D.C. does with even the most heroic Americans what it does with everyone else: It diminishes them, forcing all sorts of ideological and ethical concessions.

Elon Musk is leaving Washington, and it’s better for all parties that this is the way of it. D.C. is, in many respects, a non-Newtonian fluid, presenting a solid barrier to any change that moves faster than the Laurentide Ice Sheet. An idiosyncratic futurist who thinks and operates at the speed of space travel was never going to have the patience for what needs doing.

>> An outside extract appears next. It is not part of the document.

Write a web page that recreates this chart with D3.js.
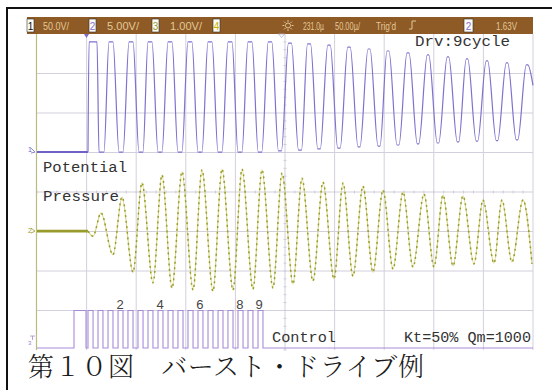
<!DOCTYPE html>
<html><head><meta charset="utf-8">
<script src="https://cdn.jsdelivr.net/npm/d3@7"></script>
<style>
html,body{margin:0;padding:0;background:#fff;}
svg{display:block;}
</style></head>
<body>
<svg id="c" width="552" height="390"></svg>
<script>
// ---------- data (time in µs, 50 µs/div; amplitude in screen divisions) ----------
const timeTicks = [0,50,100,150,200,250,300,350,400,450,500];
const divTicks  = [-4,-3,-2,-1,0,1,2,3,4];

// Potential (ch 1) : peaks / troughs with plateau width (µs)
const potBaseV = 1.01;
const potStartT = 51.4;
const potPeakT  = [56.5,74.6,94.8,113.9,134.1,154.2,174.4,194.6,214.7,234.9,255.0,274.2,294.4,314.5,334.7,353.8,374.0,394.2,414.3,433.5,453.6,473.8,494.0];
const potPeakV  = [3.80,3.80,3.80,3.80,3.80,3.80,3.80,3.80,3.80,3.80,3.77,3.75,3.72,3.67,3.62,3.57,3.52,3.47,3.42,3.37,3.32,3.27,3.22];
const potPeakW  = [8,4,4,4,4,4,4,4,4,3.5,3,3,2.5,2.5,2,2,2,1.5,1.5,1.5,1.5,1.5,1.5];
const potTroughT = [65.0,84.7,104.8,124.0,144.1,164.3,184.5,204.6,224.8,244.9,265.1,284.3,304.4,324.6,344.8,363.9,384.1,404.2,424.4,443.5,463.7,483.9];
const potTroughV = [1.01,1.01,1.01,1.01,1.01,1.01,1.01,1.01,1.01,1.04,1.06,1.09,1.11,1.14,1.16,1.19,1.22,1.24,1.27,1.29,1.30,1.32];
const potTroughW = [5,4,4,4,4,4,4,4,3.5,3,3,2.5,2.5,2,2,2,1.5,1.5,1.5,1.5,1.5,1.5];

// Pressure (ch 2) : alternating extrema
const presBaseV = -0.99;
const presT = [0,51.4,56.5,64.5,76.6,85.7,96.8,105.8,116.9,126.0,136.1,146.2,157.3,166.3,177.4,186.5,197.6,206.7,217.7,226.8,237.9,247.0,258.1,267.1,278.2,288.3,299.4,308.5,318.5,328.6,338.7,348.8,358.9,369.0,379.0,390.1,400.2,409.3,419.4,429.4,440.5,449.6,460.7,468.7,478.8,489.9,499.0];
const presV = [-0.99,-0.99,-1.12,-0.53,-1.59,-0.13,-2.03,0.23,-2.30,0.43,-2.43,0.51,-2.48,0.56,-2.51,0.58,-2.48,0.58,-2.46,0.56,-2.43,0.48,-2.33,0.35,-2.25,0.25,-2.20,0.23,-2.13,0.15,-2.03,0.05,-1.95,0.00,-1.90,-0.05,-1.90,-0.08,-1.87,-0.10,-1.82,-0.20,-1.80,-0.20,-1.77,-0.20,-1.82];

// Control (ch 3) : rising / falling edges
const ctrlLowV = -3.95, ctrlHighV = -3.0;
const ctrlRise = [37.3,51.4,61.5,71.6,81.7,91.7,101.8,111.9,122.0,132.1,142.1,152.2,162.3,172.4,182.5,192.5,202.6,212.7,222.8];
const ctrlFall = [49.4,56.5,66.5,76.6,86.7,96.8,106.9,116.9,127.0,137.1,147.2,157.3,167.3,177.4,187.5,197.6,207.7,217.7,227.8];

// drive cycle count labels
const cycleLabels = ["2","4","6","8","9"];
const cycleT = [83.7,124.0,164.3,204.6,223.8];

// header readout
const headerChannels = ["1","2","3","4"];
const headerScales = ["50.0V/","5.00V/","1.00V/"];
const headerDelay = "231.0\u00b5";
const headerTime = "50.00\u00b5/";
const headerTrig = "Trig'd";
const headerTrigCh = "2";
const headerTrigLevel = "1.63V";

const traceNames = ["Potential","Pressure","Control"];
const noteTop = "Drv:9cycle";
const noteBottom = "Kt=50% Qm=1000";
const caption = "第１０図　バースト・ドライブ例";

// ---------- drawing ----------
const svg = d3.select("#c");
const X0 = 37, X1 = 533, Y0 = 34, Y1 = 350;
const x = d3.scaleLinear().domain([0,500]).range([X0,X1]);
const y = d3.scaleLinear().domain([-4,4]).range([Y1,Y0]);

// outer frame
svg.append("path").attr("d","M7,390 V8 H552").attr("fill","none").attr("stroke","#111").attr("stroke-width",2);

// screen background
svg.append("rect").attr("x",27).attr("y",34).attr("width",506).attr("height",316).attr("fill","#fff");

// grid
const g = svg.append("g");
g.selectAll("line.v").data(timeTicks.slice(1)).join("line")
  .attr("x1",d=>x(d)).attr("x2",d=>x(d)).attr("y1",Y0).attr("y2",Y1)
  .attr("stroke","#d3cfdc").attr("stroke-width",1);
g.selectAll("line.h").data(divTicks.slice(1,-1)).join("line")
  .attr("x1",X0).attr("x2",X1).attr("y1",d=>y(d)).attr("y2",d=>y(d))
  .attr("stroke","#d3cfdc").attr("stroke-width",1);
// minor ticks on centre lines
const minorT = d3.range(0,500,10);
g.selectAll("line.mt").data(minorT).join("line")
  .attr("x1",d=>x(d)).attr("x2",d=>x(d)).attr("y1",y(0)-1.5).attr("y2",y(0)+1.5)
  .attr("stroke","#cfcbd8");
const minorV = d3.range(-4,4,0.2);
g.selectAll("line.mv").data(minorV).join("line")
  .attr("x1",x(250)-1.5).attr("x2",x(250)+1.5).attr("y1",d=>y(d)).attr("y2",d=>y(d))
  .attr("stroke","#cfcbd8");
// left edge line
svg.append("line").attr("x1",x(0)-0.5).attr("x2",x(0)-0.5).attr("y1",Y0).attr("y2",Y1)
  .attr("stroke","#bcbc80").attr("stroke-width",1.2);

// header bar
svg.append("rect").attr("x",27).attr("y",17).attr("width",506).attr("height",17).attr("fill","#8e5a26");
const hdr = svg.append("g").attr("font-family","'Liberation Sans Narrow','Liberation Sans',Arial,sans-serif").attr("font-size",10.5).attr("fill","#e2c998");
const boxX = [27,89,152,213];
const boxCol = ["#111","#8a6fd0","#9a9a2a","#c9b000"];
headerChannels.forEach((c,i)=>{
  hdr.append("rect").attr("x",boxX[i]).attr("y",19).attr("width",7).attr("height",13).attr("fill","#fbfbf4").attr("stroke","#333").attr("stroke-width",0.6);
  hdr.append("text").attr("x",boxX[i]+3.5).attr("y",29.5).attr("text-anchor","middle").attr("fill",boxCol[i]).attr("font-size",10).text(c);
});
const scaleX = [43,107,170];
headerScales.forEach((s,i)=>hdr.append("text").attr("x",scaleX[i]).attr("y",29.5).attr("textLength",i===0?26:32).attr("lengthAdjust","spacingAndGlyphs").text(s));
// sun / delay icon
const sun = hdr.append("g").attr("transform","translate(288,25.5)").attr("stroke","#e2c998").attr("stroke-width",1);
sun.append("circle").attr("r",2.5).attr("fill","none");
d3.range(0,360,45).forEach(a=>{const r=a*Math.PI/180; sun.append("line").attr("x1",3.6*Math.cos(r)).attr("y1",3.6*Math.sin(r)).attr("x2",5.5*Math.cos(r)).attr("y2",5.5*Math.sin(r));});
hdr.append("text").attr("x",303).attr("y",29.5).attr("textLength",21).attr("lengthAdjust","spacingAndGlyphs").text(headerDelay);
hdr.append("text").attr("x",335).attr("y",29.5).attr("textLength",25).attr("lengthAdjust","spacingAndGlyphs").text(headerTime);
hdr.append("text").attr("x",376).attr("y",29.5).attr("textLength",20).attr("lengthAdjust","spacingAndGlyphs").text(headerTrig);
hdr.append("path").attr("d","M409,29 H412 V21 H416").attr("fill","none").attr("stroke","#e2c998").attr("stroke-width",1);
hdr.append("rect").attr("x",464).attr("y",19).attr("width",9).attr("height",13).attr("fill","#fbfbf4").attr("stroke","#333").attr("stroke-width",0.6);
hdr.append("text").attr("x",468.5).attr("y",29.5).attr("text-anchor","middle").attr("fill","#8a6fd0").attr("font-size",10).text(headerTrigCh);
hdr.append("text").attr("x",496).attr("y",29.5).attr("textLength",21).attr("lengthAdjust","spacingAndGlyphs").text(headerTrigLevel);

// top markers
svg.append("path").attr("d",`M${x(potStartT)-4},34 L${x(potStartT)+1},34 L${x(potStartT)-1.5},38 Z`).attr("fill","#7a6cc8");
svg.append("path").attr("d",`M${x(246.5)-3},34 L${x(246.5)+3},34 L${x(246.5)},37.5 Z`).attr("fill","none").attr("stroke","#b8b0cc").attr("stroke-width",0.8);

// ground markers
const gm = svg.append("g").attr("font-family","Liberation Sans,Arial,sans-serif").attr("font-size",7);
gm.append("text").attr("x",28).attr("y",y(potBaseV)).attr("fill","#6f62c0").text("1");
gm.append("path").attr("d",`M31,${y(potBaseV)-4} L35,${y(potBaseV)} L31,${y(potBaseV)+1}`).attr("fill","none").attr("stroke","#6f62c0").attr("stroke-width",0.8);
gm.append("text").attr("x",28).attr("y",y(presBaseV)+2).attr("fill","#9a9a2a").text("2");
gm.append("path").attr("d",`M31,${y(presBaseV)-3} L35,${y(presBaseV)} L31,${y(presBaseV)+2}`).attr("fill","none").attr("stroke","#9a9a2a").attr("stroke-width",0.8);
gm.append("text").attr("x",28).attr("y",y(ctrlLowV)-3).attr("fill","#9d7fc8").attr("font-size",6).text("3");
gm.append("path").attr("d",`M30,${y(ctrlLowV)-12} H35 M32.5,${y(ctrlLowV)-12} V${y(ctrlLowV)-8}`).attr("fill","none").attr("stroke","#9d7fc8").attr("stroke-width",0.7);

// ---- potential trace ----
const potPts = [[0,potBaseV],[potStartT,potBaseV]];
potPeakT.forEach((t,i)=>{
  potPts.push([t-potPeakW[i]/2,potPeakV[i]],[t+potPeakW[i]/2,potPeakV[i]]);
  if(i<potTroughT.length) potPts.push([potTroughT[i]-potTroughW[i]/2,potTroughV[i]],[potTroughT[i]+potTroughW[i]/2,potTroughV[i]]);
});
potPts.push([500,2.7]);
const lineGen = d3.line().x(d=>x(d[0])).y(d=>y(d[1]));
svg.append("path").datum(potPts.slice(0,2)).attr("d",lineGen).attr("fill","none").attr("stroke","#6e62c6").attr("stroke-width",2);
svg.append("path").datum(potPts.slice(1)).attr("d",lineGen.curve(d3.curveMonotoneX)).attr("fill","none").attr("stroke","#7d72cf").attr("stroke-width",1.2);

// ---- pressure trace ----
const presPts = presT.map((t,i)=>[t,presV[i]]);
const lg2 = d3.line().x(d=>x(d[0])).y(d=>y(d[1])).curve(d3.curveMonotoneX);
svg.append("path").datum(presPts.slice(0,2)).attr("d",d3.line().x(d=>x(d[0])).y(d=>y(d[1]))).attr("fill","none").attr("stroke","#999a2c").attr("stroke-width",2.6);
svg.append("path").datum(presPts.slice(1)).attr("d",lg2).attr("fill","none").attr("stroke","#d3d482").attr("stroke-width",1.1);
svg.append("path").datum(presPts.slice(1)).attr("d",lg2).attr("fill","none").attr("stroke","#9a9c26").attr("stroke-width",1.5).attr("stroke-dasharray","2,3.5");

// ---- control trace ----
const ctrlPts = [[0,ctrlLowV]];
ctrlRise.forEach((t,i)=>{ctrlPts.push([t,ctrlLowV],[t,ctrlHighV],[ctrlFall[i],ctrlHighV],[ctrlFall[i],ctrlLowV]);});
ctrlPts.push([500,ctrlLowV]);
svg.append("path").datum(ctrlPts).attr("d",d3.line().x(d=>x(d[0])).y(d=>y(d[1]))).attr("fill","none").attr("stroke","#a88cd8").attr("stroke-width",1.1);

// cycle labels
svg.append("g").selectAll("text").data(cycleLabels).join("text")
  .attr("x",(d,i)=>x(cycleT[i])).attr("y",309).attr("text-anchor","middle")
  .attr("font-family","'Liberation Sans',Arial,sans-serif").attr("font-size",13).attr("fill","#444").text(d=>d);

// annotations
const mono = "'Liberation Mono','DejaVu Sans Mono',monospace";
const ann = svg.append("g").attr("font-family",mono).attr("font-size",15.5).attr("fill","#333");
ann.append("text").attr("x",415).attr("y",46).attr("textLength",95).attr("lengthAdjust","spacingAndGlyphs").text(noteTop);
ann.append("text").attr("x",43).attr("y",172).attr("textLength",84).attr("lengthAdjust","spacingAndGlyphs").text(traceNames[0]);
ann.append("text").attr("x",43).attr("y",201).attr("textLength",76).attr("lengthAdjust","spacingAndGlyphs").text(traceNames[1]);
ann.append("text").attr("x",272).attr("y",342).attr("textLength",64).attr("lengthAdjust","spacingAndGlyphs").text(traceNames[2]);
ann.append("text").attr("x",404).attr("y",342).attr("textLength",127).attr("lengthAdjust","spacingAndGlyphs").text(noteBottom);

// caption
svg.append("text").attr("x",28).attr("y",376)
  .attr("font-family","'Noto Serif CJK JP','Noto Sans CJK JP',sans-serif").attr("font-weight",300)
  .attr("font-size",26).attr("textLength",396).attr("lengthAdjust","spacing")
  .attr("fill","#1a1a1a").text(caption);
</script>
</body></html>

The New York Times reports:

Mr. Musk, who once called himself the president’s “first buddy,” is now operating with some distance from Mr. Trump as he says he is ending his government work to spend more time on his companies. Mr. Musk remains on good terms with Mr. Trump, according to White House officials. But he has also made it clear that he is disillusioned with Washington and frustrated with the obstacles he encountered as he upended the federal bureaucracy, raising questions about the strength of the alliance between the president and the world’s richest man.

Musk, a man who knows only the supremacy of an owner’s ability to slash whole corporate departments in a day, was ill-prepared for the finicky, exasperating work of prying apart the many knots that protect federal employees and their reporting agencies from censure, let alone termination.

Our Jeff Blehar had the right of it when he wrote all the way back in February:

Musk is laying the predicate for his own fall from grace right now, while he flies high in the esteem of the president he serves, by his careless and oftentimes casually cruel comportment. His arrogance, curdling over into clumsily manipulative cynicism, is impossible to ignore. For example, has anyone else noticed that Elon Musk tends to say a lot of things that simply aren’t true? As in, almost constantly, if X’s own AI audit of Musk’s account is anything to go by, and particularly about anything related to his role in “fixing” the federal government through his role at DOGE?

Washington does with even the most heroic Americans what it does with everyone else: It diminishes them, forcing all sorts of ideological and ethical concessions — and Elon didn’t exactly start as Eisenhower.

No, it is better for Musk — and American excellence in tech — that he depart now and return his focus to machinery and processes that have explicit on/off functions, offering the world more than a Rand Paul round-up of silly government spending.